The ambulance fee schedule payment equals a base rate payment plus a payment for mileage. Ground and water ambulance services are paid using the same fee schedule. The Committee agrees that HCFA will set the amount of the base year (CY 1998) expenditures to be used for determining the payment levels for air ambulance services between $134,827,792 and $158,000,000.
A. Base Rate
The relative value unit (RVU) scale for the ambulance
fee schedule is as follows:
Ground or Water
| Service Level | RVU |
| BLS | 1.00 |
| BLS-Emergency | 1.60 |
| ALS1 | ALS1 |
| ALS1-Emergency | 1.90 |
| ALS2 | 2.75 |
| SCT | 3.25 |
| PI | 1.75* |
Air Service Level
FW and RW HCFA sets the RVUs based on the amount of base year expenditures.
| Loaded Mileage | |
| Ground or water | $5.00 per statute mile |
| Air (FW) | $6.00 per statute mile |
| Air (RW) | $16.00 per statute mile |
* The base rate RVU for PI services is equal to the difference between the RVUs for ALS2 and BLS.
B. Geographic Modifier
Ground or Water: The practice expense (PE) portion of the physician GPCI applied to 70 percent of the base rate.

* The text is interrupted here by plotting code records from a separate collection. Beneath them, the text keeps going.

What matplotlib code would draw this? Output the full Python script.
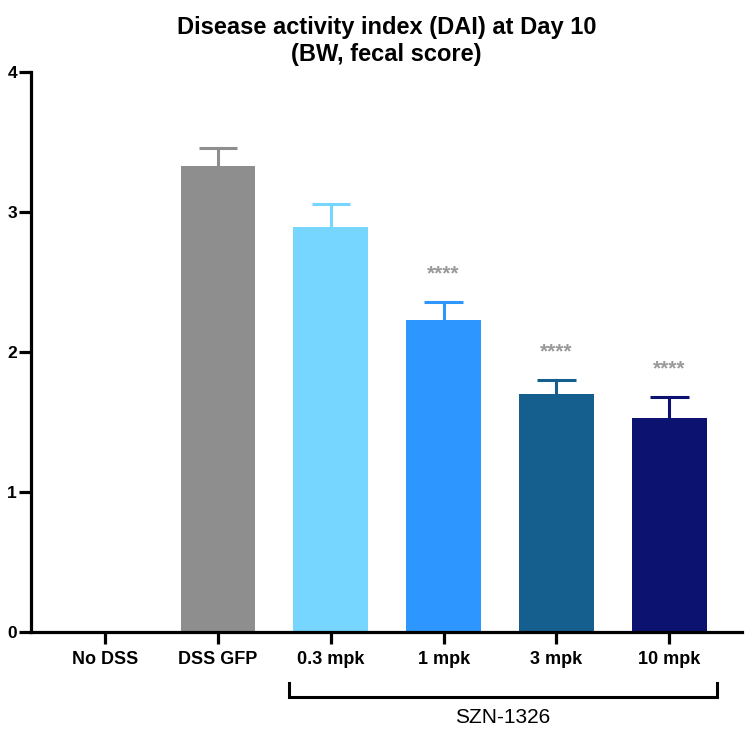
import matplotlib.pyplot as plt
import numpy as np

plt.rcParams['font.family'] = ['Liberation Sans', 'DejaVu Sans']

groups = ["No DSS", "DSS GFP", "0.3 mpk", "1 mpk", "3 mpk", "10 mpk"]
means = [0.0, 3.33, 2.89, 2.23, 1.70, 1.53]
errs = [0.0, 0.125, 0.17, 0.13, 0.10, 0.15]
colors = ["#ffffff", "#8e8e8e", "#76d6ff", "#2e96ff", "#155f8f", "#0b1270"]
stars = ["", "", "", "****", "****", "****"]
bracket_label = "SZN-1326"

fig = plt.figure(figsize=(7.56, 7.39), dpi=100)
ax = fig.add_axes([0.041, 0.1448, 0.94, 0.7578])

x = np.arange(len(groups))
cap = 0.17
for i in x:
    if means[i] == 0:
        continue
    ax.bar(i, means[i], width=0.66, color=colors[i], zorder=2)
    top = means[i] + errs[i]
    # upper error bar only, drawn by hand
    ax.plot([i, i], [means[i], top], color=colors[i], lw=2.2, zorder=1)
    ax.plot([i - cap, i + cap], [top, top], color=colors[i], lw=2.2,
            zorder=1, solid_capstyle="butt")
    if stars[i]:
        ax.text(i, top + 0.13, stars[i], ha="center", va="bottom",
                color="#9a9a9a", fontsize=15, fontweight="bold")

ax.set_xlim(-0.655, 5.64)
ax.set_ylim(0, 4)
ax.set_yticks([0, 1, 2, 3, 4])
ax.set_xticks(x)
ax.set_xticklabels(groups, fontweight="bold", fontsize=13)
for lab in ax.get_yticklabels():
    lab.set_fontweight("bold")
    lab.set_fontsize(12.5)

for s in ["top", "right"]:
    ax.spines[s].set_visible(False)
for s in ["left", "bottom"]:
    ax.spines[s].set_linewidth(2.3)
ax.tick_params(axis="both", width=2.3, length=8.5)
ax.tick_params(axis="y", pad=1.5)
ax.tick_params(axis="x", pad=5)

ax.set_title("Disease activity index (DAI) at Day 10\n(BW, fecal score)",
             fontweight="bold", fontsize=17, pad=8, linespacing=1.2)

# bracket under the SZN-1326 groups
bx0, bx1 = 1.63, 5.42
by, btop = -0.465, -0.365
ax.plot([bx0, bx0, bx1, bx1], [btop, by, by, btop], color="black", lw=2.2,
        clip_on=False, solid_joinstyle="miter")
ax.text((bx0 + bx1) / 2, by - 0.145, bracket_label, ha="center", va="center",
        fontsize=15)

fig.savefig("out.png", dpi=100)
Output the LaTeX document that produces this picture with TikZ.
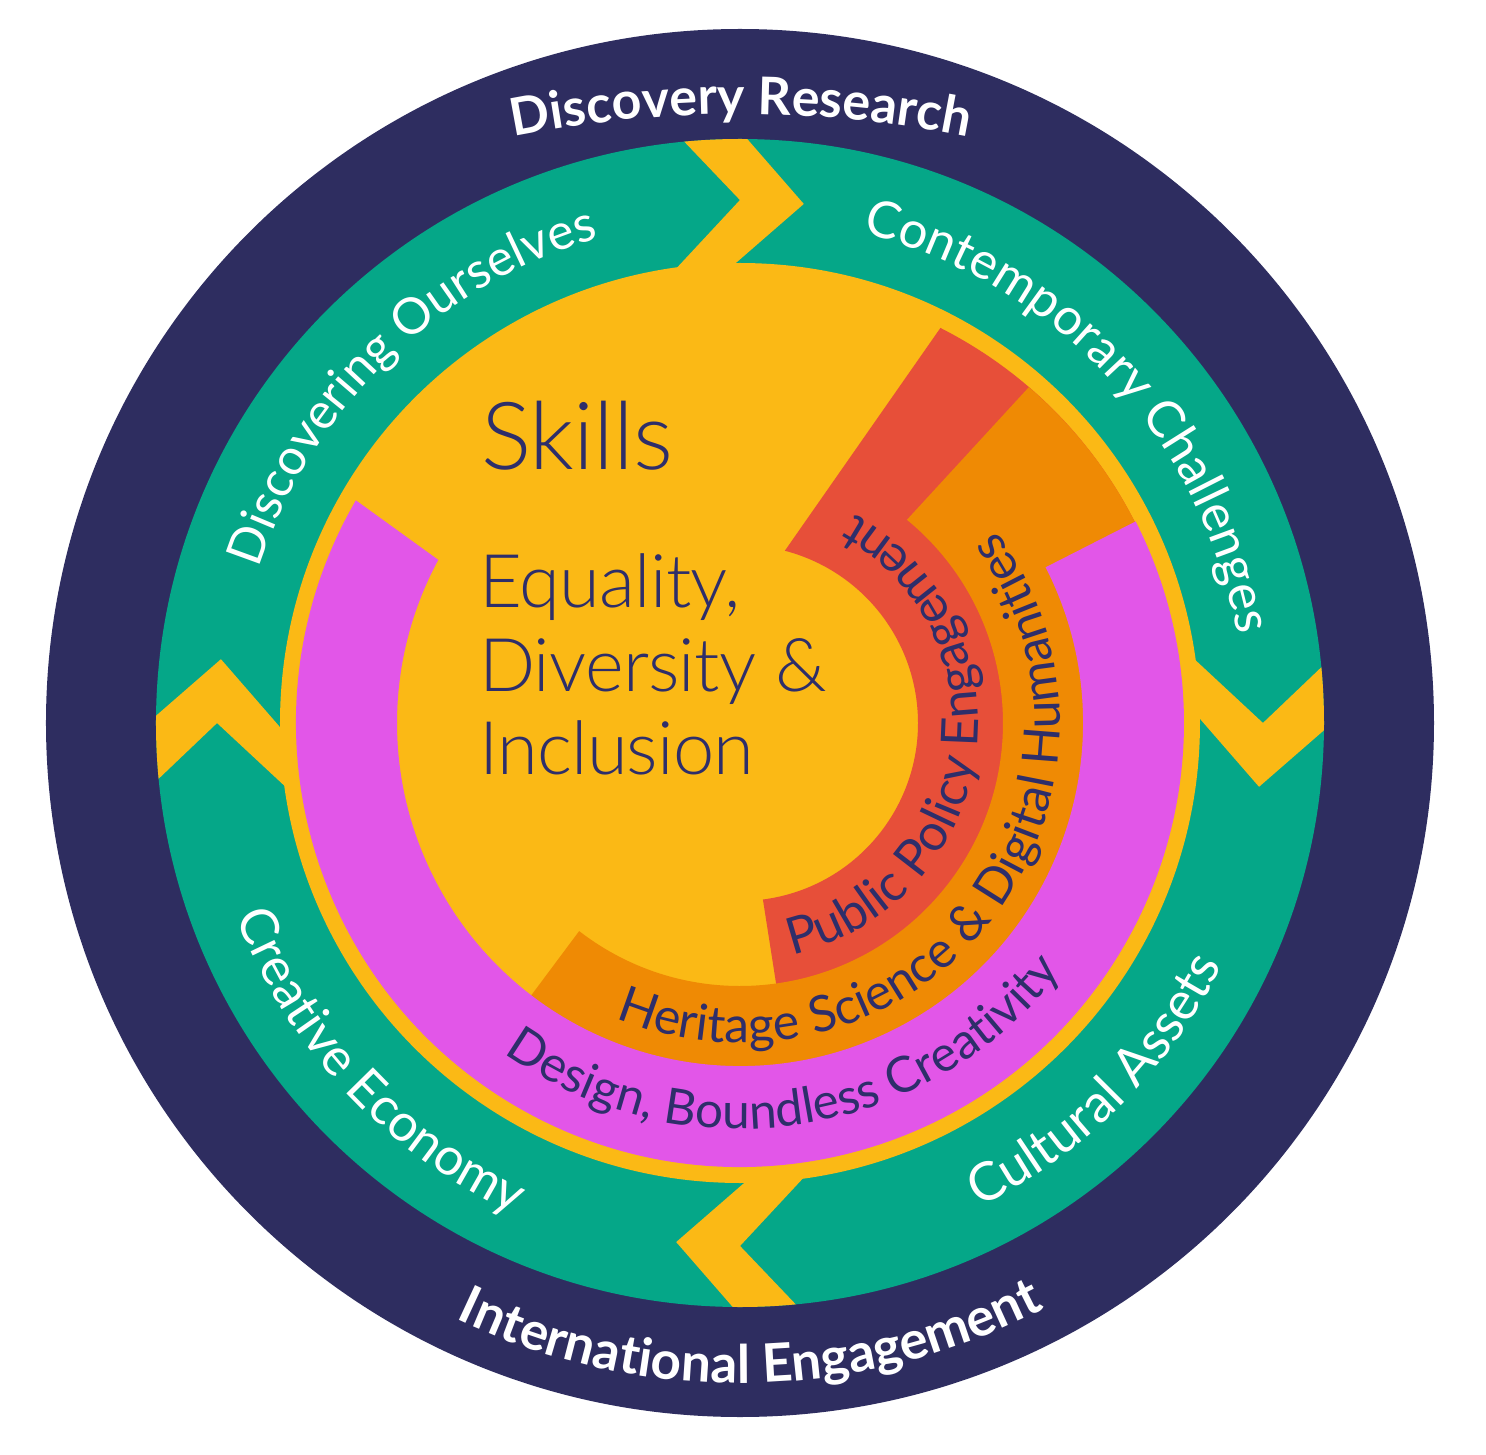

Air: The PE portion of the GPCI applied to 50 percent of the base rate.
C. Rural Modifier
Ground or Water: A 50 percent add-on to the mileage rate (that is, a rate of $7.50 per mile) for each of the first 17 miles. The regular mileage allowance will apply for every mile over 17 miles.
Air: The modifier is applied to the total payment for the services (that is, the sum of the base rate adjusted by the geographic modifier and the mileage). The value of the modifier is dependent on the air base year expenditures as follows:
| Base Year Expenditures | Modifier Percentage |
| Less than $145 million | 25 |
| $145 million to less than $150 million | 35 |
| $150 million or greater | 50 |
IV. Implementation Methodology
The ambulance fee schedule will be phased in over a 4-year period. The payment during the transition period will be based on a combination of the fee schedule payment and the amount the carrier would have paid absent the fee schedule. Payment in the first year of the transition will be the sum of 20 percent of the fee schedule and 80 percent of the former payment methodology. The fee schedule percentage will increase by 30 percentage points for each of the second and third years, with the former payment percentage decreasing by the same percentage points during that time. The fee schedule becomes fully implemented at 100 percent in the fourth year. Implementing payment under the fee schedule at only 20 percent in the first year is intended to give ambulance providers a period of time to adjust to the new payment amounts, which for some providers may be substantially lower than current payments. Thus, the transition is as follows:
| Fee Schedule Percentage | Former Payment Percentage | |
| Year One | 20 | 80 |
| Year Two | 50 | 50 |
| Year Three | 80 | 20 |
| Year Four | 100 | 0 |
V. Mechanisms to Control Increases in Expenditures for Ambulance Services
Unlike other Medicare services that have become subject to a fee schedule, the ambulance industry cannot arbitrarily increase the number of services it furnishes in order to circumvent lower payments per service. Therefore, the Committee has not suggested mechanisms to control expenditures.
VI. Adjustments to Account for Inflation and Other Factors
The Committee acknowledges that the statutory provisions regarding annual updates, as stated in section 1834(l)(3)(B) of the Social Security Act, will be the adjustments to account for inflation. That section provides for an annual update based on the percentage increase in the consumer price index for all urban consumers (CPI-U; U.S. city average) for the 12-month period ending with June of the year previous to its application to the fee schedule. For 2001 and 2002, the increase in the CPI-U is reduced by 1.0 percentage points for each year. Other than the Geographic and Rural adjustments, the Committee agrees not to make any other adjustments to the fee schedule.